Before e-mail, when we had something to say about a business issue, we thought about it. We considered it. We mulled it over in what used to be our unmediated, unwired minds. We consulted other people and maybe we even jotted down a few thoughts on a piece of paper, looked at it, crossed out a beau mot and substituted a better one. Then, at a meeting or in someone's office, we looked a fellow human in the eye and said our piece. Now, we hit reply, dash off a few thousand ill-considered words, cc everyone we can think of from the boss to the guy who stuffs the mailboxes, and spend the next month trying to repair the damage while the server groans under the weight of hundreds of equally ill-considered responses.

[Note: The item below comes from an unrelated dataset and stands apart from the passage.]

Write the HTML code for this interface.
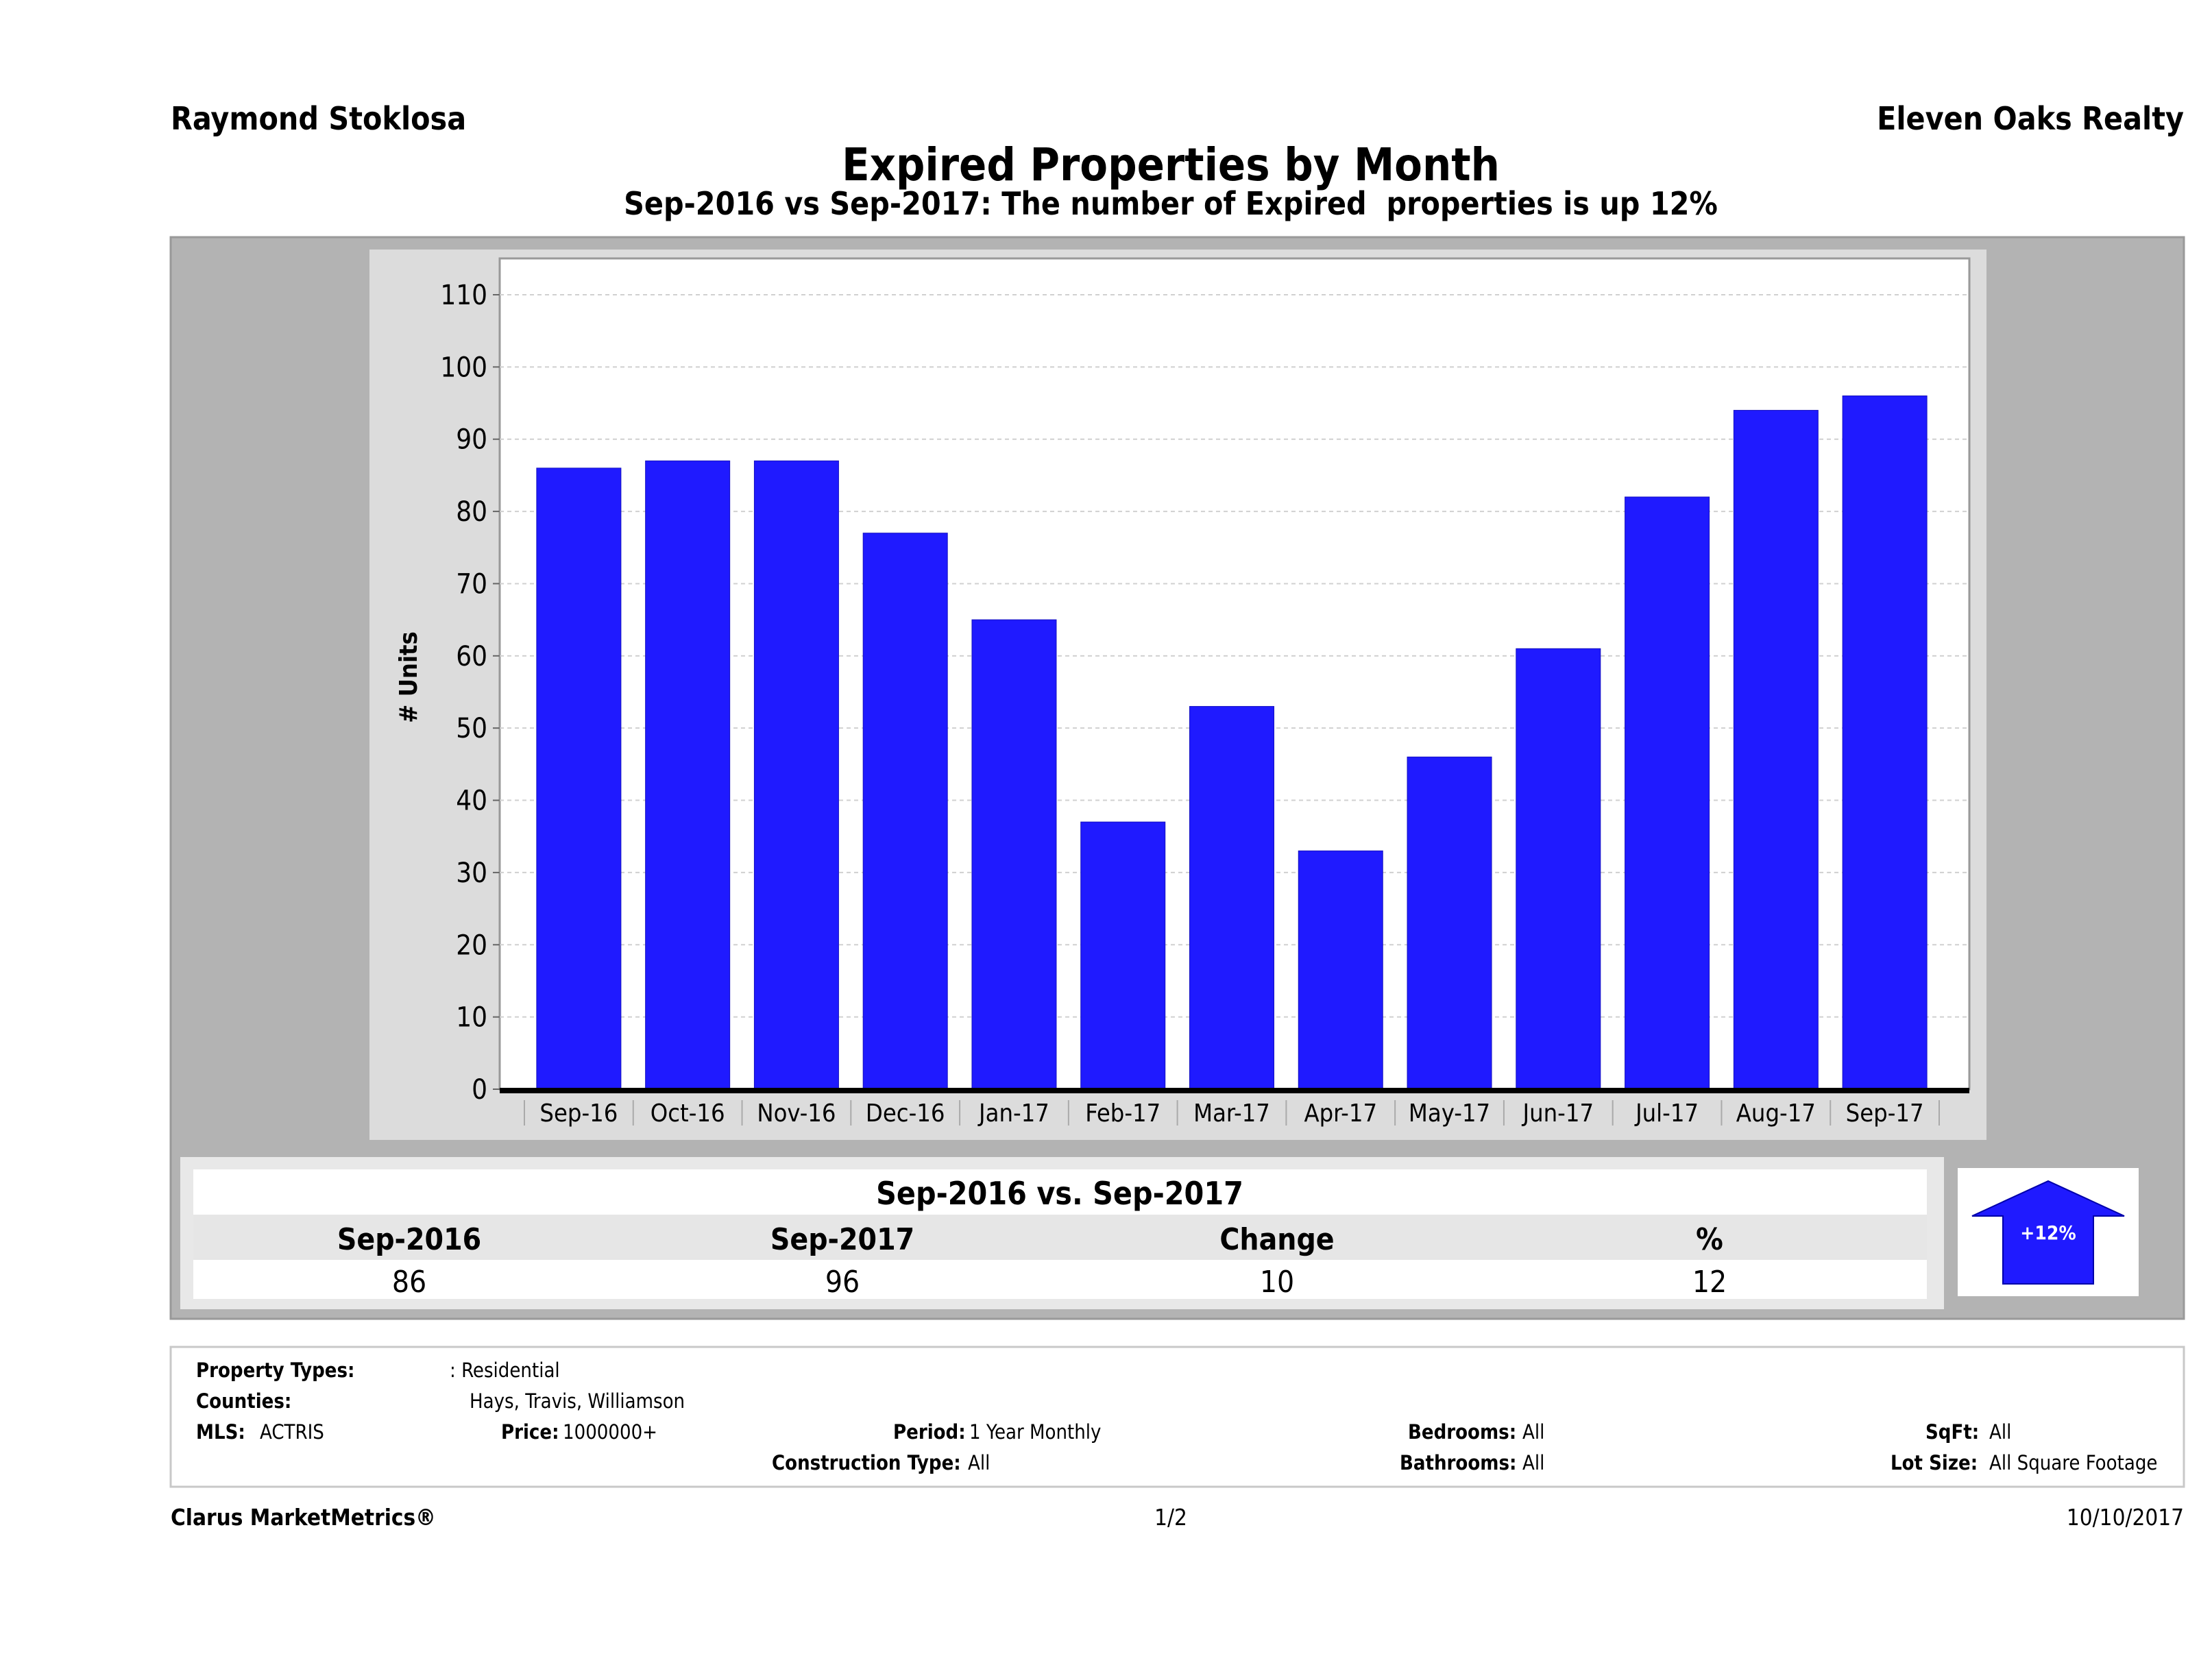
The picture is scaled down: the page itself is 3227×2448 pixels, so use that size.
<!DOCTYPE html>
<html><head><meta charset="utf-8"><style>
html,body{margin:0;padding:0;background:#fff}
svg{display:block;font-family:"DejaVu Sans Condensed","DejaVu Sans","Liberation Sans",sans-serif}
</style></head><body>
<svg id="page" width="3227" height="2448" viewBox="0 0 3227 2448" xmlns="http://www.w3.org/2000/svg">
<text x="249" y="189" font-size="46" font-weight="bold">Raymond Stoklosa</text>
<text x="3186" y="189" font-size="46" font-weight="bold" text-anchor="end">Eleven Oaks Realty</text>
<text x="1708" y="263" font-size="66" font-weight="bold" text-anchor="middle">Expired Properties by Month</text>
<text x="1708" y="313" font-size="46" font-weight="bold" text-anchor="middle" style="white-space:pre">Sep-2016 vs Sep-2017: The number of Expired  properties is up 12%</text>
<rect x="249" y="346" width="2937" height="1578" fill="#b3b3b3" stroke="#999" stroke-width="3"/>
<rect x="539" y="364" width="2359" height="1299" fill="#dcdcdc"/>
<rect x="729" y="377" width="2144" height="1212" fill="#fff" stroke="#999" stroke-width="3"/>
<g id="grid"></g>
<g id="bars"></g>
<g id="axes"></g>
<text transform="translate(608,988) rotate(-90)" font-size="36" font-weight="bold" text-anchor="middle">#  Units</text>

<rect x="263" y="1688" width="2573" height="222" fill="#e8e8e8"/>
<rect x="282" y="1706" width="2529" height="66" fill="#fff"/>
<rect x="282" y="1772" width="2529" height="66" fill="#e6e6e6"/>
<rect x="282" y="1838" width="2529" height="57" fill="#fff"/>
<text x="1546" y="1757" font-size="46" font-weight="bold" text-anchor="middle">Sep-2016 vs. Sep-2017</text>
<g font-size="44" text-anchor="middle">
<text x="597" y="1823" font-weight="bold">Sep-2016</text>
<text x="1229" y="1823" font-weight="bold">Sep-2017</text>
<text x="1863" y="1823" font-weight="bold">Change</text>
<text x="2494" y="1823" font-weight="bold">%</text>
<text x="597" y="1885">86</text>
<text x="1229" y="1885">96</text>
<text x="1863" y="1885">10</text>
<text x="2494" y="1885">12</text>
</g>
<rect x="2856" y="1704" width="264" height="187" fill="#fff"/>
<polygon points="2877,1774 2988,1723 3099,1774 3054,1774 3054,1873 2922,1873 2922,1774" fill="#1f1aff" stroke="#0000aa" stroke-width="2"/>
<text x="2988" y="1808" font-size="28" font-weight="bold" fill="#fff" text-anchor="middle">+12%</text>

<rect x="249" y="1965" width="2937" height="204" fill="#fff" stroke="#c8c8c8" stroke-width="3"/>
<g font-size="29">
<text x="286" y="2009" font-weight="bold">Property Types:</text><text x="656" y="2009">: Residential</text>
<text x="286" y="2054" font-weight="bold">Counties:</text><text x="685" y="2054">Hays, Travis, Williamson</text>
<text x="286" y="2099" font-weight="bold">MLS:</text><text x="379" y="2099">ACTRIS</text>
<text x="731" y="2099" font-weight="bold">Price:</text><text x="821" y="2099">1000000+</text>
<text x="1303" y="2099" font-weight="bold">Period:</text><text x="1414" y="2099">1 Year Monthly</text>
<text x="2054" y="2099" font-weight="bold">Bedrooms:</text><text x="2221" y="2099">All</text>
<text x="2809" y="2099" font-weight="bold">SqFt:</text><text x="2902" y="2099">All</text>
<text x="1126" y="2144" font-weight="bold">Construction Type:</text><text x="1412" y="2144">All</text>
<text x="2042" y="2144" font-weight="bold">Bathrooms:</text><text x="2221" y="2144">All</text>
<text x="2758" y="2144" font-weight="bold">Lot Size:</text><text x="2902" y="2144">All Square Footage</text>
</g>
<text x="249" y="2225" font-size="33" font-weight="bold">Clarus MarketMetrics®</text>
<text x="1708" y="2225" font-size="33" text-anchor="middle">1/2</text>
<text x="3186" y="2225" font-size="33" text-anchor="end">10/10/2017</text>
</svg>
<script>
const categories = ["Sep-16","Oct-16","Nov-16","Dec-16","Jan-17","Feb-17","Mar-17","Apr-17","May-17","Jun-17","Jul-17","Aug-17","Sep-17"];
const expiredCounts = [86,87,87,77,65,37,53,33,46,61,82,94,96];
const yTicks = [0,10,20,30,40,50,60,70,80,90,100,110];

const NS = "http://www.w3.org/2000/svg";
const PX0 = 729, PX1 = 2873, PY0 = 1589;
const yScale = v => PY0 - (v / 110) * (PY0 - 430);
const marginL = 36, marginR = 44, band = (PX1 - PX0 - marginL - marginR) / categories.length;
const xCenter = i => PX0 + marginL + band * (i + 0.5);
const barW = 123;
function mk(tag, attrs, parent) {
  const e = document.createElementNS(NS, tag);
  for (const k in attrs) e.setAttribute(k, attrs[k]);
  parent.appendChild(e);
  return e;
}
const grid = document.getElementById('grid');
const barsG = document.getElementById('bars');
const axes = document.getElementById('axes');
yTicks.forEach(t => {
  const y = yScale(t);
  if (t > 0) {
    const g = mk('line', {x1: PX0, x2: PX1, y1: y, y2: y, stroke: '#d0d0d0', 'stroke-width': 2, 'stroke-dasharray': '6,5'}, grid);
    
    
  }
  const tk = mk('line', {x1: PX0 - 10, x2: PX0, y1: y, y2: y, stroke: '#666', 'stroke-width': 2}, axes);
  
  
  const lb = mk('text', {x: PX0 - 18, y: y + 14, 'font-size': 40, 'text-anchor': 'end'}, axes);
  lb.textContent = t;
  
  
});
categories.forEach((c, i) => {
  const v = expiredCounts[i];
  const r = mk('rect', {x: xCenter(i) - barW / 2, y: yScale(v), width: barW, height: PY0 - yScale(v), fill: '#1f1aff', stroke: '#1410c0', 'stroke-width': 1}, barsG);
  
  
  const lb = mk('text', {x: xCenter(i), y: 1636, 'font-size': 36, 'text-anchor': 'middle'}, axes);
  lb.textContent = c;
  
  
  const sep = mk('line', {x1: xCenter(i) - band / 2, x2: xCenter(i) - band / 2, y1: 1605, y2: 1642, stroke: '#aaa', 'stroke-width': 2}, axes);
  
  
});
const lastSep = mk('line', {x1: xCenter(categories.length - 1) + band / 2, x2: xCenter(categories.length - 1) + band / 2, y1: 1605, y2: 1642, stroke: '#aaa', 'stroke-width': 2}, axes);


const base = mk('line', {x1: PX0, x2: PX1, y1: PY0 + 2, y2: PY0 + 2, stroke: '#000', 'stroke-width': 8}, axes);


</script>
</body></html>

Before e-mail, managers used to spend time with the people they managed, learning about them, getting to know them, having conversations. Now our businesses are managed by strident, bold e-memos while their manager-authors cringe in their offices, terrified lest someone, one of those strangers who work for them, actually poke their head in and want to have a chat.
How did we manage before e-mail?
Very well, thank you.
THE GREAT DEBATE Scrolling through the ages, it's not hard to find communication systems vastly superior to e-mail. During the middle of the 18th century, for example, the Native Americans of the Great Plains developed a system--smoke signals--that beats e-mail hollow. Let's look at the aforementioned criteria:
* Ease of use To send e-mail, you need a computer, a provider and an internet connection. To receive e-mail, you need the same stuff. To send smoke signals, you need a fire and a blanket. To receive them, you need eyes.
WINNER: SMOKE SIGNALS. * Security As our IS people continually remind us, and as Bill Gates learned to his dismay, everything we commit to e-mail is accessible to anyone who wants to read it. Smoke signals, on the other hand, were a complete mystery to the U.S. Army, which is why Sitting Bull was able to assemble thousands at Little Bighorn while Gen. Custer was busy preening.
WINNER: SMOKE SIGNALS. * Scalability With e-mail, you can copy everyone in your address book, but if they're not already there, you have to find their addresses, then copy them into the cc field. Smoke signals can be read simultaneously by the whole state of North Dakota without doing anything special.
WINNER: SMOKE SIGNALS. * Clarity With the possible exception of mime, no medium has led to such confusion as e-mail. There's also the danger (you've done it; I've done it) of accidentally sending a message to A when you meant to send it to B. Smoke signals are never misunderstood.
WINNER: SMOKE SIGNALS. Need we go on? Smoke signals emblazoned their messages on the very arc of heaven itself. E-mail keeps our eyes glued to the aptly named terminal. For that reason alone, smoke signals are a clear winner.
What, finally, is e-mail good for? It's good for keeping in touch with friends and relatives with whom we have no wish to speak. It's good for reading the jokes that your old buddy in Philly has sent you (and a few hundred of his most intimate friends). It's good for receiving ads for things we don't need.
Do these things exalt the human spirit? I suggest they do not.